The exercise
Examine the material below. Gather every line in which the string "this" appears.

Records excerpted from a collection
[Start]
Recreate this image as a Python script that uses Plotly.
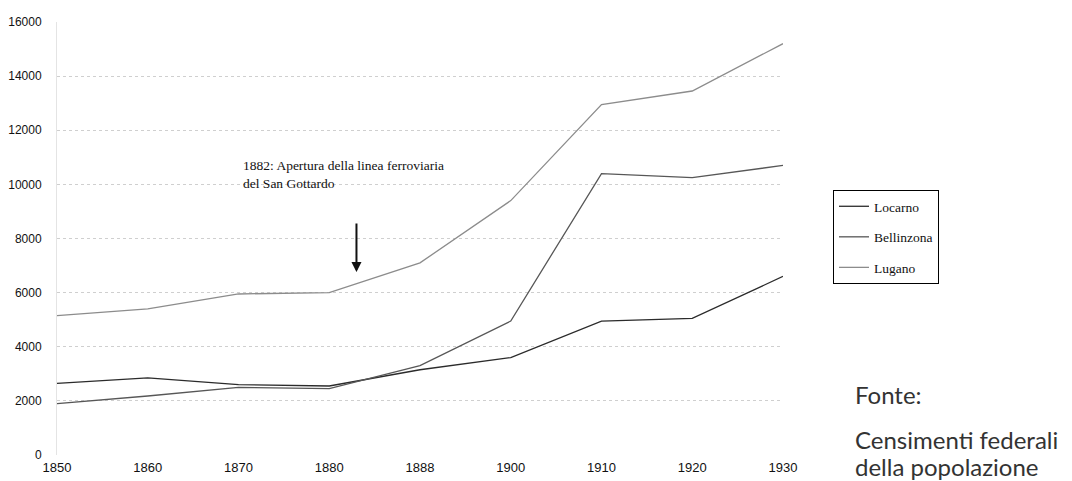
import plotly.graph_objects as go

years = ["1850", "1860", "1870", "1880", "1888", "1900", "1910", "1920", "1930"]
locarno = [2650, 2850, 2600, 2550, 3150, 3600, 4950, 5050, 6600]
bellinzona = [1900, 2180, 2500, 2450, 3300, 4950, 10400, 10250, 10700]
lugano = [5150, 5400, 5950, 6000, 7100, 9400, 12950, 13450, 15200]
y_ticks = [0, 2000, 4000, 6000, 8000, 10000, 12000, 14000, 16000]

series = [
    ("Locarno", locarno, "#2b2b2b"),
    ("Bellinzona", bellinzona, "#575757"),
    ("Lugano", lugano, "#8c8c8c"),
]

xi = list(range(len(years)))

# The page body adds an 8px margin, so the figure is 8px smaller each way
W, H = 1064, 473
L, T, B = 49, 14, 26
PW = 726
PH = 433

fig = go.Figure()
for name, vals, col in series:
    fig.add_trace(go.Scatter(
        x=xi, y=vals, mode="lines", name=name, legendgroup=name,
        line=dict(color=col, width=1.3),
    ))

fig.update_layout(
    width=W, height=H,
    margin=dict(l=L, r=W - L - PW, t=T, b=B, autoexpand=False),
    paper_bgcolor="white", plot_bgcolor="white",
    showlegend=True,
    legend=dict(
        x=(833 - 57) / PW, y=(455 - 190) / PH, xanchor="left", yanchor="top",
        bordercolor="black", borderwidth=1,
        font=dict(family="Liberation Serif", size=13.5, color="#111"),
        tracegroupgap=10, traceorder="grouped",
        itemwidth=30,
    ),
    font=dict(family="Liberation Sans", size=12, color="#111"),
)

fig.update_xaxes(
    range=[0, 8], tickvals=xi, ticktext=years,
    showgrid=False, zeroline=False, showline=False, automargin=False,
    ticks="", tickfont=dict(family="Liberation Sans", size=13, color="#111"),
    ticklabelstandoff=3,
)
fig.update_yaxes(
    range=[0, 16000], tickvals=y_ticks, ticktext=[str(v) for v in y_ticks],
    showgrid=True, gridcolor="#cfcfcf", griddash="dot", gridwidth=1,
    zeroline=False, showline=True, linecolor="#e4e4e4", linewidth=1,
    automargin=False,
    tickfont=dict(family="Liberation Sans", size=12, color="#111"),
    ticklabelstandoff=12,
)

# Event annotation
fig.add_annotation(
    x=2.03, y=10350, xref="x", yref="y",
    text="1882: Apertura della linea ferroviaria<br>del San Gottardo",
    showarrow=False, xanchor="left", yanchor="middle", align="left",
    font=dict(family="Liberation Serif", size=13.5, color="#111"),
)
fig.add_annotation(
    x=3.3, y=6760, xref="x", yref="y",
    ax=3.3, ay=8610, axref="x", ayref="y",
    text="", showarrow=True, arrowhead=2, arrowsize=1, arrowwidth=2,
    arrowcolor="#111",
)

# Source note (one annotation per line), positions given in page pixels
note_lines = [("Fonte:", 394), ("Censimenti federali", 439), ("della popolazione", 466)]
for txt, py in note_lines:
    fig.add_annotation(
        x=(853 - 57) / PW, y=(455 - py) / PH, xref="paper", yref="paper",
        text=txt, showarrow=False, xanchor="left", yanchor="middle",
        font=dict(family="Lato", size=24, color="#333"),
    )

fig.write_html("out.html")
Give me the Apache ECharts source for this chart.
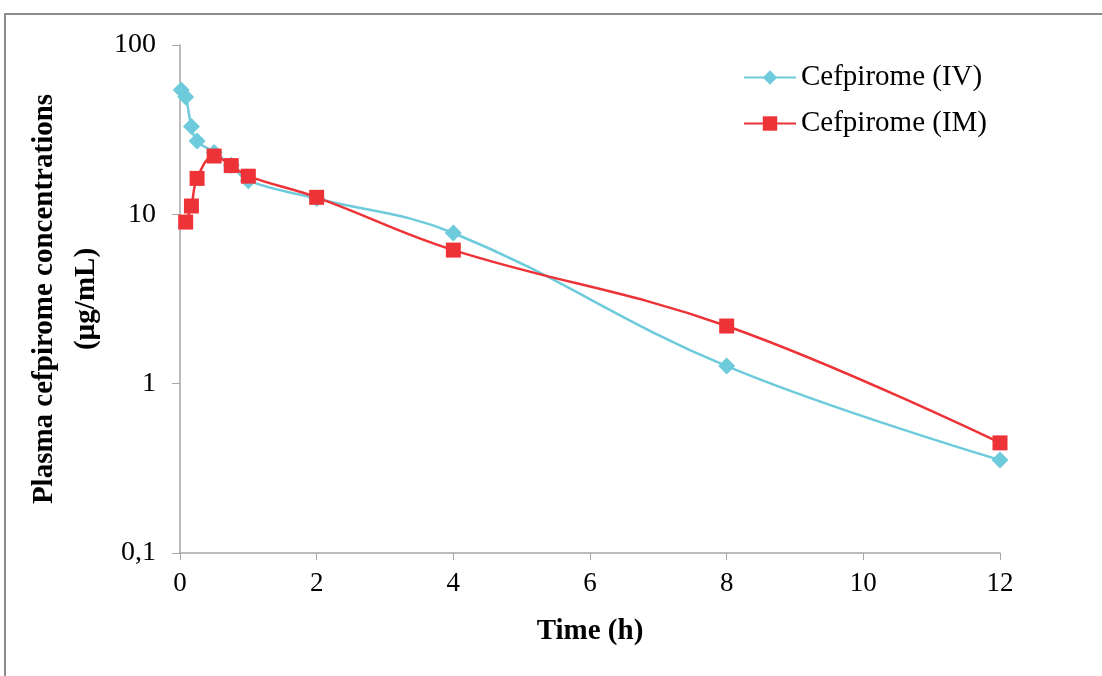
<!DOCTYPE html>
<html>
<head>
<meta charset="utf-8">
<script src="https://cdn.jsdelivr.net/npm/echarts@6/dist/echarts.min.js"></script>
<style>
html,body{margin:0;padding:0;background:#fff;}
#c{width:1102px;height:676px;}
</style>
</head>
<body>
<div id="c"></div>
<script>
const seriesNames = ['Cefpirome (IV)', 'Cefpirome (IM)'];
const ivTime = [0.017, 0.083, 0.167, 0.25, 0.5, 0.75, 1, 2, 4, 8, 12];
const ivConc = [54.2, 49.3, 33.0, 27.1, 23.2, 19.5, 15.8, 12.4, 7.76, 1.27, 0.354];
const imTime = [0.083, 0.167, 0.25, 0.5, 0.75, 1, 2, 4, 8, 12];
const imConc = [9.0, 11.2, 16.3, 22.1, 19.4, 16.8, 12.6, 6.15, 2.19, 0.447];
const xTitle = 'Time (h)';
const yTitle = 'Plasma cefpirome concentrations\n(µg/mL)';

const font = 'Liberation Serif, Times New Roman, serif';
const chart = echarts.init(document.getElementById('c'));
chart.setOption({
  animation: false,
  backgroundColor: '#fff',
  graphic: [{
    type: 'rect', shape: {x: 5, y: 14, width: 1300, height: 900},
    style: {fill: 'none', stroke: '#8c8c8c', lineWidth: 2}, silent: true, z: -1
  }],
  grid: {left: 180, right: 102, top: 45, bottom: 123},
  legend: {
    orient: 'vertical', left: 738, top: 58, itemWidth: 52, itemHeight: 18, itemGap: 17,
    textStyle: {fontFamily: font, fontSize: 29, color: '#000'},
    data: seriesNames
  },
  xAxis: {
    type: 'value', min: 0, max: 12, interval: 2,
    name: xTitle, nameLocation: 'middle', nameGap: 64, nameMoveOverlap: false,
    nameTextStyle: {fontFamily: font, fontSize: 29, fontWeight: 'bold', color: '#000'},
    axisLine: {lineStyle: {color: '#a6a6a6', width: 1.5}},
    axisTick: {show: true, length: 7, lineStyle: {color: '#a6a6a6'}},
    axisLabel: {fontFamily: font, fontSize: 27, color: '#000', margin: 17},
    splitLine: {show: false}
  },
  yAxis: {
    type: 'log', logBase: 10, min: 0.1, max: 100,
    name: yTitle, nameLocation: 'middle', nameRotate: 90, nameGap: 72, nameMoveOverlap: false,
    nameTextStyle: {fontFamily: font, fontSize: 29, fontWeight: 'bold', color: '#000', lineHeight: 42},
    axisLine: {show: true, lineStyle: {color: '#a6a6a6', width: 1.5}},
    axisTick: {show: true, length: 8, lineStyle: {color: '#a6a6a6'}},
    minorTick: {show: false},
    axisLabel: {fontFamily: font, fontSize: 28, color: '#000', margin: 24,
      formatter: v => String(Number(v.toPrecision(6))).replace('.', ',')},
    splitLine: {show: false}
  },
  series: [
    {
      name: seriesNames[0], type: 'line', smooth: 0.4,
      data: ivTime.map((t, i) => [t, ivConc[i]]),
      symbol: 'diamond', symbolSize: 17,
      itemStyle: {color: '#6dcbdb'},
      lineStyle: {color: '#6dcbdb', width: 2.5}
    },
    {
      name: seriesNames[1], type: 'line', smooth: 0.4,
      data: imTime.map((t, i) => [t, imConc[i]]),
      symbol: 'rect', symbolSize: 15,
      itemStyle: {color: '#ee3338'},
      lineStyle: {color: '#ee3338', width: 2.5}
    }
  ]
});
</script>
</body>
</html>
[End]
Task response
Recreate this image as a Python script that uses Plotly.
Give me the Apache ECharts source for this chart.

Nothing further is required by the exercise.